I was the child that "stole" my real mom's life. She got pregnant with me when she was just 21. And she never let me forget that I was the reason she couldn't be the person that she really was meant to be. I was brought into this world April 8th, 1983, addicted to drugs. You see my mom had a bad habit with drugs. And actually still does to this day. The first 5 or so years of my life I can't remember. But I remember the first time I was ever left home alone so my mom could go out and party at the near by bar. I was 5 years old and scared to death. When I was 7 my youngest sister was brought into this world and I was responsible for her. I took care of a child that was newborn and now at 27 I can't imagine how I did it. I look at kids now that are 7 years old and younger and have to sit back in awe and wonder to myself, how did I survive? Nights that my mom would go out I'd have to wait by the phone at 2am. When that 2am call would come I would have to make sure that I got my sister in her stroller and would have to walk the mile or so to the bar and walk my mom home. Yes at 7! Like I've stated, I don't know how I survived. In the mornings I'd have to make sure that I was off to school and fed. I basically was a mini adult. The cooking, cleaning etc was all up to me. I made the mistake once of not being awake at the 2am call, it was a mistake I'll never forget. I remember being woke up to my mom putting a pillow over my face and trying to smother me. It's a memory that one never forgets. A mother trying to suffocate her child for not being up to walk her home from the bar. But that wasn't the only time in my little life that I was abused. On my left wrist I have a scar that is about 2 inches long, it's a scar caused by a butcher knife. A butcher knife that was put there by none other than my mom. And to this day I can't remember what it was that made her do it. But she did. On the inside of my right wrist I have yet another scar, this scar was caused by a broken plate. I remember what it was that made her do this one, I dropped a plate on the floor on accident while washing the dishes one night. It made her mad, so she cut me with it.
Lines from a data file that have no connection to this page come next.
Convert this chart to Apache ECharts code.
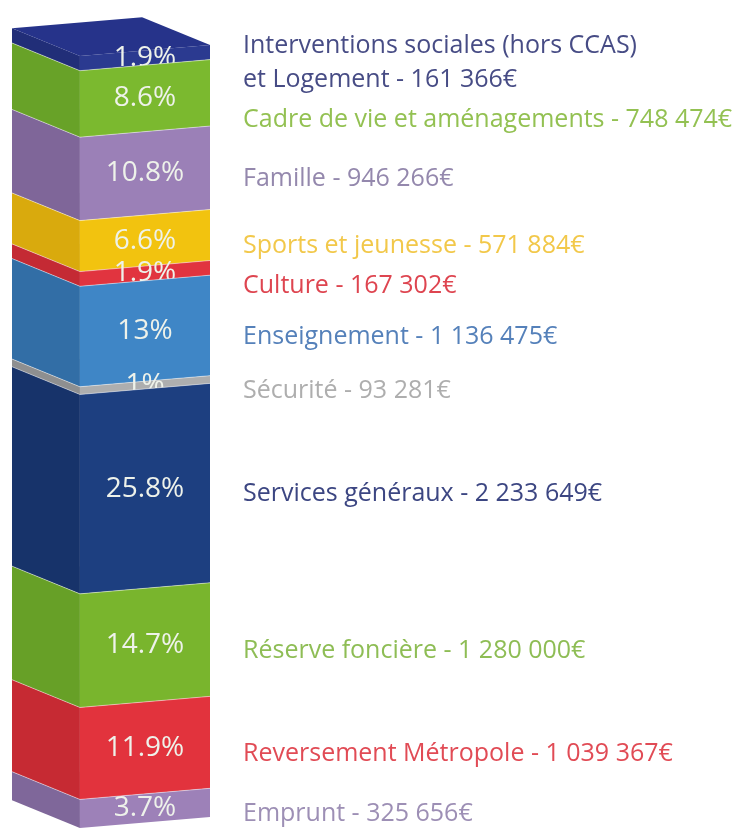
<!DOCTYPE html>
<html>
<head>
<meta charset="utf-8">
<script src="https://cdn.jsdelivr.net/npm/echarts@6/dist/echarts.min.js"></script>
<style>
html, body { margin: 0; padding: 0; background: #ffffff; }
#chart { width: 754px; height: 829px; }
</style>
</head>
<body>
<div id="chart"></div>
<script>
// postes du budget, du haut de la colonne vers le bas
const postes = [
    'Interventions sociales (hors CCAS)\net Logement',
    'Cadre de vie et aménagements',
    'Famille',
    'Sports et jeunesse',
    'Culture',
    'Enseignement',
    'Sécurité',
    'Services généraux',
    'Réserve foncière',
    'Reversement Métropole',
    'Emprunt'
];
const pourcentages = [1.9, 8.6, 10.8, 6.6, 1.9, 13, 1, 25.8, 14.7, 11.9, 3.7];
const montants = [161366, 748474, 946266, 571884, 167302, 1136475, 93281, 2233649, 1280000, 1039367, 325656];

// couleurs : face avant, face de côté, texte
const faceAvant = ['#2b3a90', '#7bb92f', '#9b80b7', '#f2c30f', '#e1343f', '#3f86c6', '#adaeaf', '#1d3f80', '#79b52d', '#e2333d', '#9d81b8'];
const faceCote  = ['#212e78', '#68a228', '#7f6699', '#d9aa0d', '#c42a34', '#326ea6', '#8e8f90', '#17336a', '#67a027', '#c62a33', '#7f679a'];
const couleurTexte = ['#474c85', '#93c152', '#9488ad', '#f2c84a', '#de4550', '#5581ba', '#aeaeae', '#3c4682', '#8ebd55', '#e14b55', '#9d8fb5'];

function formatEuro(v) {
    return String(v).replace(/\B(?=(\d{3})+(?!\d))/g, ' ') + '€';
}

// début / fin de chaque bloc empilé
let cumul = 0;
const blocs = pourcentages.map(function (p) {
    const d = cumul;
    cumul += p;
    return [0, d, cumul];
});
const total = cumul;

const police = '"Open Sans", "DejaVu Sans", sans-serif';
const interligne = 34;
const ecartLibelles = 6;
let basDernierLibelle = 0; // pour éviter que les libellés se chevauchent

function renderBloc(params, api) {
    const i = params.dataIndex;
    const haut = api.coord([0, api.value(1)]);
    const bas = api.coord([0, api.value(2)]);
    const bw = api.size([1, 0])[0];
    const x0 = haut[0] - bw / 2;
    const xf = x0 + bw * 0.343;
    const x1 = x0 + bw;
    const montee = bw * 0.14;   // fuite du côté gauche
    const pente = bw * 0.056;   // inclinaison de la face avant
    const yT = haut[1];
    const yB = bas[1];

    const enfants = [
        {
            type: 'polygon',
            shape: { points: [[x0, yT - montee], [xf, yT], [xf, yB], [x0, yB - montee]] },
            style: { fill: faceCote[i] }
        },
        {
            type: 'polygon',
            shape: { points: [[xf, yT], [x1, yT - pente], [x1, yB - pente], [xf, yB]] },
            style: { fill: faceAvant[i] }
        }
    ];
    if (i === 0) {
        enfants.push({
            type: 'polygon',
            shape: { points: [[x0, yT - montee], [xf, yT], [x1, yT - pente], [x1 - (xf - x0), yT - pente - montee]] },
            style: { fill: '#26338a' }
        });
    } else {
        enfants.push({
            type: 'polyline',
            shape: { points: [[x0, yT - montee], [xf, yT], [x1, yT - pente]] },
            style: { stroke: 'rgba(255,255,255,0.45)', lineWidth: 1, fill: null }
        });
    }
    // pourcentage sur la face avant
    enfants.push({
        type: 'text',
        style: {
            text: String(pourcentages[i]) + '%',
            x: (xf + x1) / 2,
            y: (yT + yB) / 2 - pente / 2,
            align: 'center',
            verticalAlign: 'middle',
            fill: '#eef2ea',
            fontSize: 28,
            fontFamily: police
        }
    });
    // libellé à droite, centré sur le bloc puis poussé vers le bas si besoin
    const texte = postes[i] + ' - ' + formatEuro(montants[i]);
    const h = texte.split('\n').length * interligne;
    if (i === 0) basDernierLibelle = -Infinity;
    const yLib = Math.max((yT + yB) / 2, basDernierLibelle + ecartLibelles + h / 2);
    basDernierLibelle = yLib + h / 2;
    enfants.push({
        type: 'text',
        style: {
            text: texte,
            x: x1 + 33,
            y: yLib,
            align: 'left',
            verticalAlign: 'middle',
            fill: couleurTexte[i],
            fontSize: 25,
            lineHeight: interligne,
            fontFamily: police
        }
    });
    return { type: 'group', children: enfants };
}

const chart = echarts.init(document.getElementById('chart'));
chart.setOption({
    animation: false,
    grid: { left: 12, width: 198, top: 56, bottom: 1 },
    xAxis: { type: 'category', data: ['Budget'], show: false },
    yAxis: { type: 'value', inverse: true, min: 0, max: total, show: false },
    series: [{
        type: 'custom',
        clip: false,
        renderItem: renderBloc,
        encode: { x: 0, y: [1, 2] },
        data: blocs
    }]
});
</script>
</body>
</html>
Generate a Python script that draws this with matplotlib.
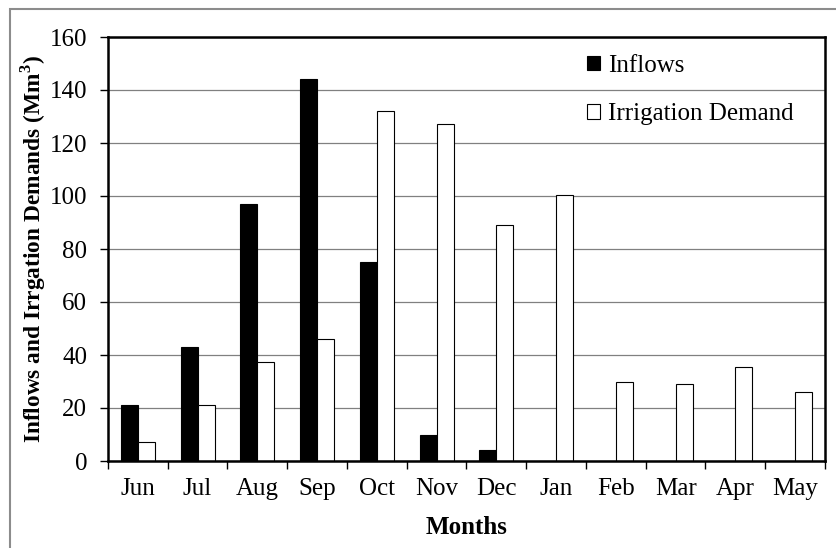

I've never known why my mom did the things that she did to me. I've asked these questions, but she is in denial. So I'll probably never really know the whole reasoning. I know a lot of it stemmed from the drugs and the alcohol. But in all honesty I thank her for everything she ever did. The good and the bad. Though that bad about weigh the good. Because I don't think I could ever have grown up to be the person that I am today without these little "reminders" of where and of what I came from. You see I've dealt with these demons of abuse and neglect for a long time. But the one thing I don't let it do is "run" who I am. Like so many others who grow up in similar situations do. I feel that these things that happened, happened for a reason. And that reason being was to teach me that I did't have to be like her, I didn't have to go down the path of "white trash" America. And though I've had my run ins and rebellions I'm proud of who I am and what I've made of myself. I'm a 3 time college graduate, a veteran of the U.S. Army and a soon to be wife. I hold a full time job at home and outside the home. And I personally feel that I owe it all to the woman who put me through hell. I know it's strange for you to read, but you have to have come from where I come from to fully understand and grasp what it is that I mean. I could be some prision inmate, drug abuser, alcoholic or what ever, but I'm not. And I'm not because I choose not to be. I used the trauma I went through as a child and made myself better, not worse.
You see, kids who have to suffer the way that I did usually tend to follow the paths that their parents have took. They were beaten as a child, they grown up to be killers, rapists, theives etc. Land themselves in prison or what not and blame it on their parents. But let's get real here for a second shall we? We as human beings have that little thing called "choices". The kids who came from homes like me had a choice. They choose to go down the wrong path. They choose to be just like the white trash that raised them. Remember the choice is yours. Be who you want you want to be, not what you were raised to be.
Now when I was about 12 years old my sister and I were placed in foster care. I've never looked back. I had a great support system. My foster parents were loving and great teachers to me. My social worker is amazing and I still hold a close friendship with her today. These people kept me on a path that helped shape the young woman I am today, and for that I'm forever greatful.
I'm not saying that I grew up perfectly after I left the care of my mom. I've had my problems and I've learned from them all. So when people want to write about the "white trash" parents and feeling sorry for the kids that they are raising, it makes me want to ask them, "what are you doing to help these kids?" Honestly, you can sit back and shake your head in disapproval in the way that "white trash" parents are raising their kids or you can step up to the plate and actually do something to make a difference in the lives of those children. Because I know first hand that they will thank you for it several years down the line.
I didn't go into depths of things in my childhood in this hub. And if I did, I didn't want to be responsible for making you cry. Because I only touched on the mildness of my childhood in this hub. Things were far worse and a lot more traumatic than I've described. I'm not good at writing when it comes to this particular topic. So if it seems that I'm all over the place, it's because I am. I'm actually forcing myself to not shake.
But please remember this one thing if nothing else from this hub, the kids of the next generation are depending on you to step up to the plate for them. Be their voice. Lend a hand. Call a social worker if you think something is wrong. Don't turn a blind eye. Because down the road that kid may be the next senator, nurse, doctor or anyone great. They don't have to be doomed to be the next "white trash parent". And I get that not all of the next generation are going to turn out angels, but with our help some can still have a chance. So don't judge them, help them.